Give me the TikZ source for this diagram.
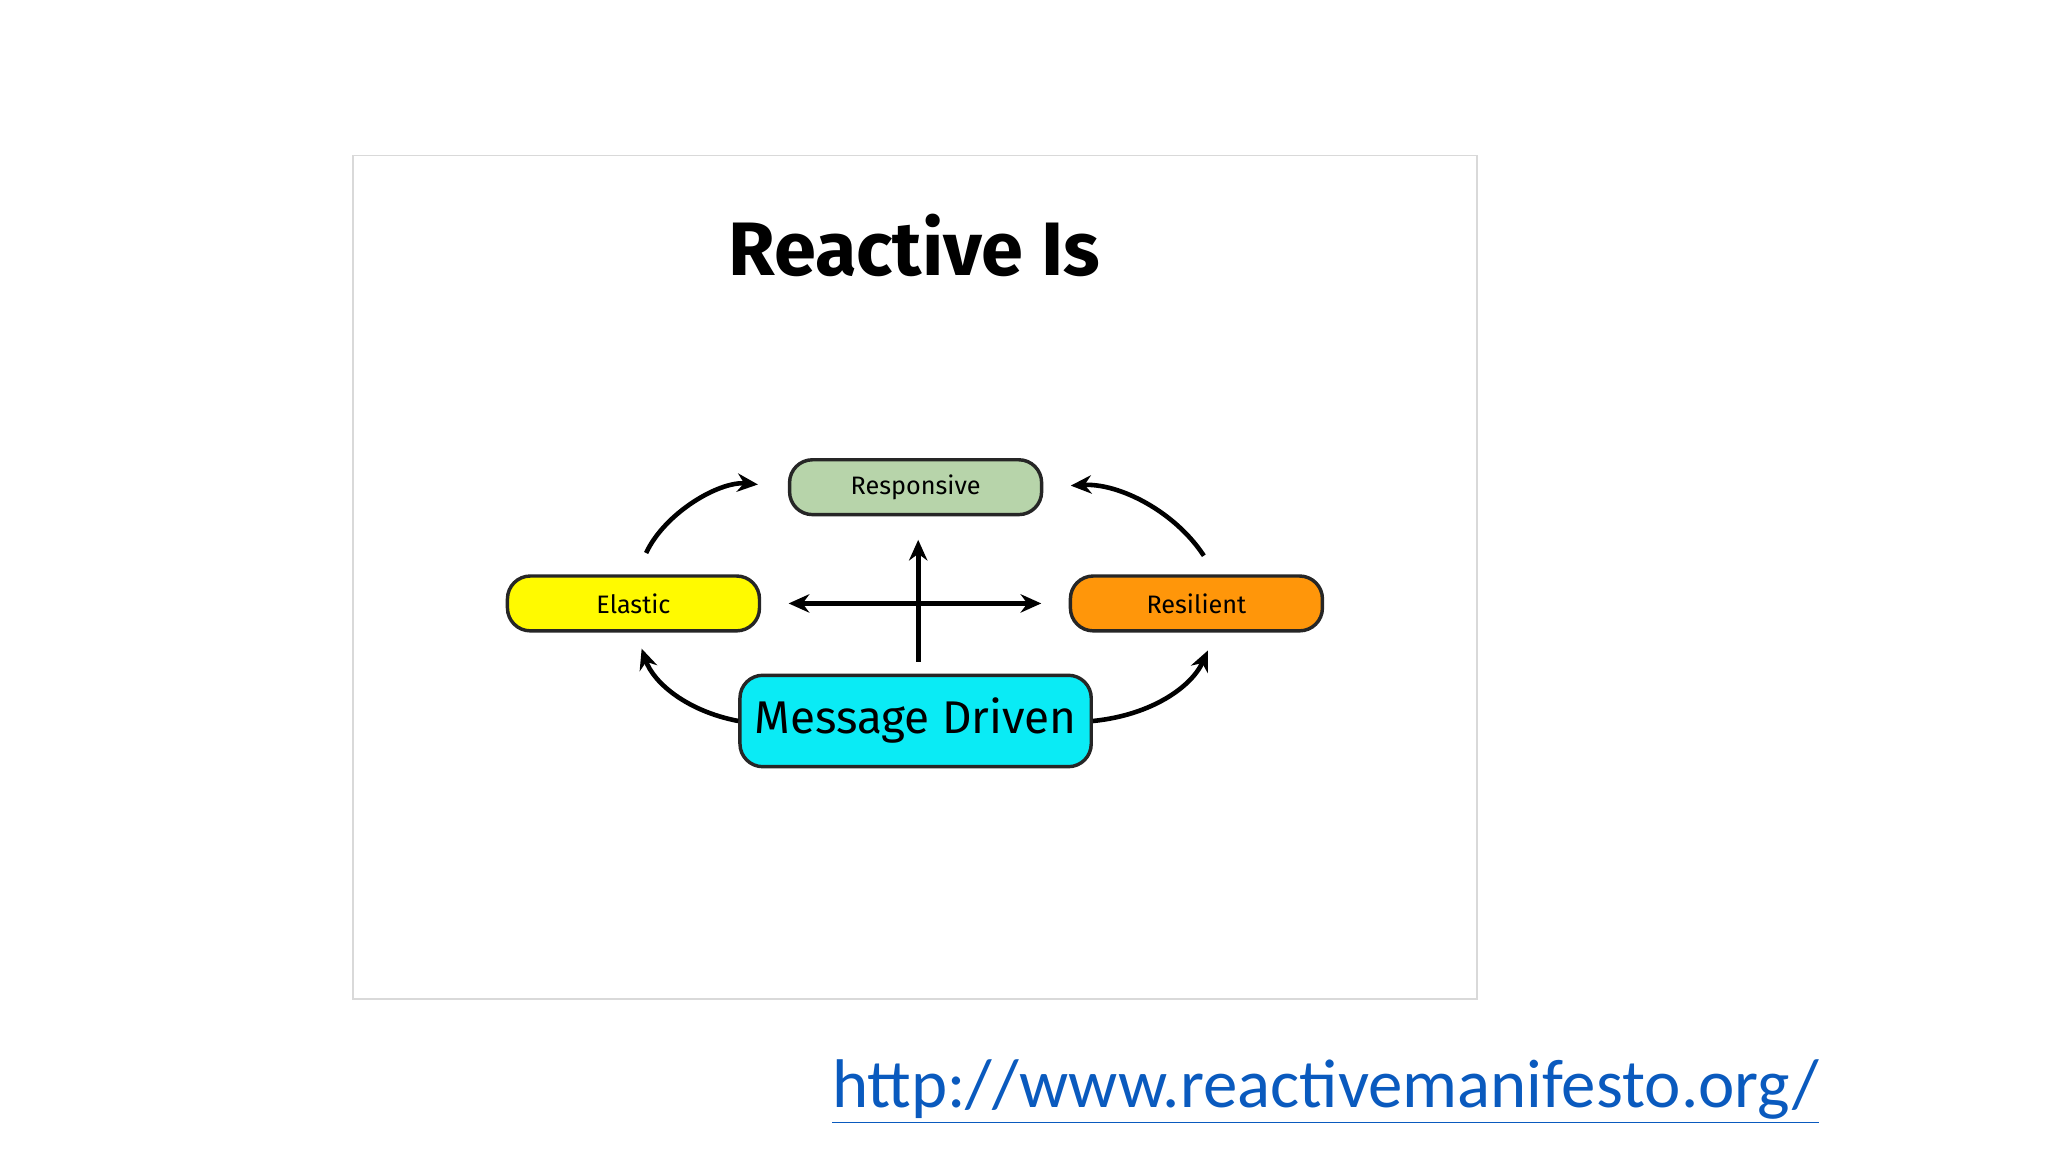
\documentclass[tikz,border=0pt]{standalone}
\usepackage{fontspec}
\setmainfont{Fira Sans}
\newfontfamily\urlfont{Carlito}
\usetikzlibrary{arrows.meta, positioning}
\definecolor{rspgreen}{RGB}{183,212,170}
\definecolor{elyellow}{RGB}{255,250,0}
\definecolor{rsorange}{RGB}{255,150,10}
\definecolor{mdcyan}{RGB}{10,235,245}
\definecolor{urlblue}{RGB}{10,90,190}
\tikzset{
  trait/.style={draw=black!85, line width=1.5pt, rounded corners=0.35cm,
    minimum width=3.86cm, minimum height=0.84cm, font=\fontsize{11}{13}\selectfont},
  link/.style={-{Stealth[length=9pt,width=8pt]}, line width=2pt}
}
\begin{document}
\begin{tikzpicture}[x=0.02cm, y=-0.02cm]
  \useasboundingbox (0,0) rectangle (1568,882);
  % slide frame
  \draw[black!15, line width=0.8pt] (270,119) rectangle (1131,765);
  \node[font=\bfseries\fontsize{33}{38}\selectfont] (title) at (700,188) {Reactive Is};
  % traits
  \node[trait, fill=rspgreen] (rsp) at (701,373) {Responsive};
  \node[trait, fill=elyellow] (el) at (485,462) {Elastic};
  \node[trait, fill=rsorange] (rs) at (916,462) {Resilient};
  \node[trait, fill=mdcyan, minimum width=5.38cm, minimum height=1.4cm,
    font=\fontsize{20}{24}\selectfont] (md) at (701,552) {Message Driven};
  % connectors
  \draw[link, {Stealth[length=9pt,width=8pt]}-{Stealth[length=9pt,width=8pt]},
    shorten <=0.42cm, shorten >=0.42cm] (el.east) -- (rs.west);
  \draw[link, shorten <=0.18cm, shorten >=0.36cm] ([xshift=0.04cm]md.north) -- ([xshift=0.04cm]rsp.south);
  \draw[link, shorten <=0.36cm, shorten >=0.46cm] ([xshift=0.04cm]el.north) to[bend left=35] (rsp.west);
  \draw[link, shorten <=0.34cm, shorten >=0.42cm] ([xshift=0.3cm]rs.north) to[bend right=30] (rsp.east);
  \draw[link, shorten >=0.26cm] (md.west) to[bend left=30] ([xshift=0.04cm]el.south);
  \draw[link, shorten >=0.3cm] (md.east) to[bend right=30] ([xshift=0.3cm]rs.south);
  % link
  \node[urlblue, font=\urlfont\fontsize{30}{34}\selectfont] (url) at (1015,836)
    {\underline{http://www.reactivemanifesto.org/}};
\end{tikzpicture}
\end{document}
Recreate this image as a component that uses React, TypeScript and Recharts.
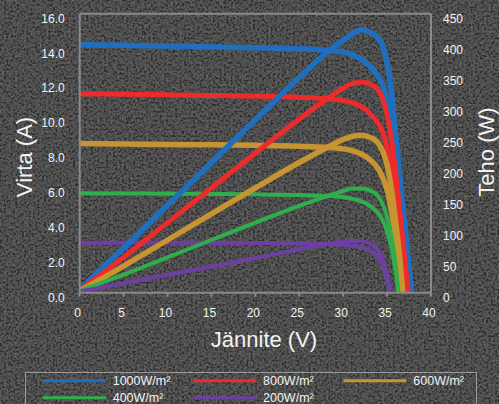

- [PROMPT]:
Count up every line above that has the word "this" in it; answer with the number alone.

- [TASK SOLUTION]:
2